VARGSÅNGEN (Wolf Song in Swedish) is a homestead region designed and held by Camila Runo that has been coming in for a lot of attention of late, having been featured in a number of blogs and in a Destination Guide short video. And it entirely right that it has, because the region is home to an engaging build that is fully evocative of the Viking era.
A regular meeting place for the SL Norse and Viking Society (group joiner at the landing point), the region’s About Land panel describes it thus:
A land in the far North, a long time ago when there were gods and giants, Valkyries, dwarfs and trolls. A land where the winters were long, dark and cold and the summers not so warm either but exploding with flowerage for a short period of time. Everyday life was a challenge, sometimes ending way too early.
And I have to say, having just waded through all six seasons of Vikings, with its re-imagining of the legends of Ragnar Lothbrok, Lagertha, Björn Ironside, Ivar the Boneless, Hrafna-Flóki Vilgerðarson, Horik I, et al, on landing within VARGSÅNGEN, I felt as if I had just arrived in Kattegat, not far from the town of the same name held as the setting for so much of that series.
The region presents a small settlement straddling two islands occupying what might be the mouth of a fjord – it faces an opening to the sea on one side whilst a river flows through the surrounding mountains from the other. It would appear to be of some strategic import, as a huge craved figure towers over the islands, sword held aloft. shield at the ready. Whom it might be – god or man – is yours to decide.
This statue stands on the southern tip of an island dominated by a huge domed hill of rock and grass, doubtless formed by its resistance to the passage of ice down through the fjord, and which is now home to a (quite literally) high alter where blood sacrifices appear to be a part of the order of ceremonies, watched over as they are by standing stones.
The path up to this summit comes via the lowlands on the north side of the island, using a combination of stone slabs that have in places been set as steps into the steep slopes, and short climbs over grass that feels both slippery and wet to the eye in perfect accompaniment to the overcast sky.
These low northern reaches of the island also contain reminders of the harshness of life back in the times of the Vikings: bears are to be found among the trees together with wild boar, whilst a stag attempts to defend its already dead mate from the wolves that brought it down and which are hungry to finish feeding on the carcass.
The second island is smaller and lower in nature, separated from its neighbour by a small neck of water easily spanned by a couple of hewn tree trunks. This is the location for the setting’s landing point and settlement. The latter is made up of half-a-down structures presided over by a stone-and wood watchtower where keen eyes keep watch on the fjord’s mouths, and strong legs are ready to descend and run to the great horn in order to sound warning should anything undesirable opt to slip into the channel.
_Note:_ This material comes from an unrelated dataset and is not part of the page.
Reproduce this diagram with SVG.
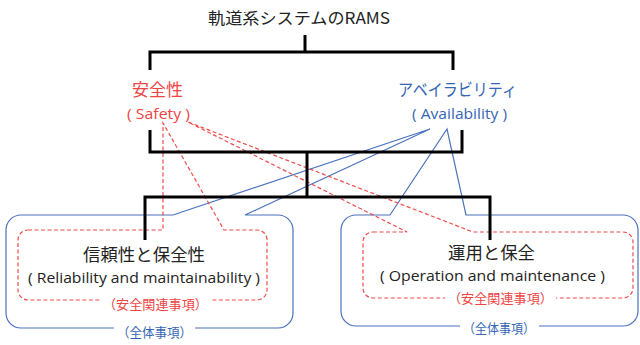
<svg xmlns="http://www.w3.org/2000/svg" width="640" height="345" viewBox="0 0 640 345">
<style>
text{font-family:"Noto Sans CJK JP","Noto Sans",sans-serif;text-anchor:middle}
.lat{font-family:"Open Sans","Noto Sans","Noto Sans CJK JP",sans-serif}
.blk{fill:#222}
.red{fill:#ef4444}
.blue{fill:#3565b5}
.br{fill:none;stroke:#000;stroke-width:3}
.rd{fill:none;stroke:#f04a4a;stroke-width:1.2;stroke-dasharray:4 2.5}
.bl{fill:none;stroke:#4a72bd;stroke-width:1.2}
.bg{fill:#fff}
</style>
<rect width="640" height="345" fill="#fff"/>
<g id="node-left">
<path class="bl" d="M21,215 H173 L430,129 L245,215 H278 A15,15 0 0 1 293,230 V313 A15,15 0 0 1 278,328 H21 A15,15 0 0 1 6,313 V230 A15,15 0 0 1 21,215 Z"/>
<path class="rd" d="M28,230 H163 L163,123 L224,230 H257 A10,10 0 0 1 267,240 V290 A10,10 0 0 1 257,300 H28 A10,10 0 0 1 18,290 V240 A10,10 0 0 1 28,230 Z"/>
<rect class="bg" x="100" y="293" width="111" height="19"/>
<rect class="bg" x="114" y="321" width="81" height="16"/>
<text class="blk" x="144" y="261" font-size="17" textLength="122" lengthAdjust="spacingAndGlyphs">信頼性と保全性</text>
<text class="blk lat" x="144" y="283" font-size="15" textLength="232" lengthAdjust="spacingAndGlyphs">( Reliability and maintainability )</text>
<text class="red" x="155.5" y="309" font-size="13" textLength="105" lengthAdjust="spacingAndGlyphs">（安全関連事項）</text>
<text class="blue" x="154.5" y="337" font-size="13" textLength="75" lengthAdjust="spacingAndGlyphs">（全体事項）</text>
</g>
<g id="node-right">
<path class="bl" d="M356,215 H390 L447,129 L466,215 H623 A15,15 0 0 1 638,230 V311 A15,15 0 0 1 623,326 H356 A15,15 0 0 1 341,311 V230 A15,15 0 0 1 356,215 Z"/>
<path class="rd" d="M373,232 H407 L188,122 L473,232 H623 A10,10 0 0 1 633,242 V288 A10,10 0 0 1 623,298 H373 A10,10 0 0 1 363,288 V242 A10,10 0 0 1 373,232 Z"/>
<rect class="bg" x="445" y="289" width="111" height="19"/>
<rect class="bg" x="460" y="319" width="79" height="16"/>
<text class="blk" x="491.5" y="259" font-size="17" textLength="87" lengthAdjust="spacingAndGlyphs">運用と保全</text>
<text class="blk lat" x="492.5" y="281" font-size="15" textLength="225" lengthAdjust="spacingAndGlyphs">( Operation and maintenance )</text>
<text class="red" x="500.5" y="303" font-size="13" textLength="105" lengthAdjust="spacingAndGlyphs">（安全関連事項）</text>
<text class="blue" x="499" y="333" font-size="13" textLength="72" lengthAdjust="spacingAndGlyphs">（全体事項）</text>
</g>
<g id="node-title">
<text class="blk" x="299" y="24" font-size="16" textLength="182" lengthAdjust="spacingAndGlyphs">軌道系システムのRAMS</text>
</g>
<g id="node-safety">
<text class="red" x="157.5" y="96" font-size="17" textLength="51" lengthAdjust="spacingAndGlyphs">安全性</text>
<text class="red lat" x="158.5" y="119" font-size="15" textLength="63" lengthAdjust="spacingAndGlyphs">( Safety )</text>
</g>
<g id="node-availability">
<text class="blue" x="457.5" y="96" font-size="17" textLength="119" lengthAdjust="spacingAndGlyphs">アベイラビリティ</text>
<text class="blue lat" x="459.5" y="119" font-size="15" textLength="95" lengthAdjust="spacingAndGlyphs">( Availability )</text>
</g>
<g id="connectors">
<path class="br" d="M305,35 V52"/>
<path class="br" d="M150,70 V52 H453 V70"/>
<path class="br" d="M150,130 V152 H462 V130"/>
<path class="br" d="M307,152 V197"/>
<path class="br" d="M145,240 V197 H490 V240"/>
</g>
</svg>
Within the settlement is a wealth of detail that really needs to be seen to be appreciated, and it is clear that a huge amount of care has been taken to present life in those times as we currently understand it to have been. Humans and livestock share living spaces (making it easier to protect the latter); food is taken wherever it may be found, be it grown from the land, slaughtered after rearing, or taken from the sea in the form of fish or whale meat.
The ties to the sea are also much in evidence: a longship is drawn up at the settlement’s wharf, shields still in place and cargo (the haul from a raid, perhaps?) is being off-loaded. Just across a low ridge from the wharves lies an second ship under construction, the shipwright’s house close by. Could this be Flóki developing his improved hull that would make possible voyages so far out to sea, he’d be able to make his expedition to Iceland?
Norse mythology is touched on throughout, from the little carvings of Odin (some of which stand as teleporters along with the smaller boats that can be found), through the the menacing form of Jörmungandr, one of Loki’s three children. It circles within the fjord rather than encircling the world – so perhaps Odin has only recently tossed into the waters of Midgard?
And what of the name of the region itself – VARGSÅNGEN? Whilst meaning wolf song, as noted above, might it also be perhaps taken from the writings of Astrid Lindgren? Specifically, the lullaby from Ronja Rövardotter (Ronia the Robber’s Daughter)? It’s a haunting song that both in tone and lyrics fits the region perfectly.
The latter is pure supposition on my part, but to me it adds twist of mythical romance to the region. However, even if the lullaby has nothing to do with the region’s name, VARGSÅNGEN is a rewarding visit in and of itself, and offers a doorway through which enquiring minds can discover more about medieval Nordic life.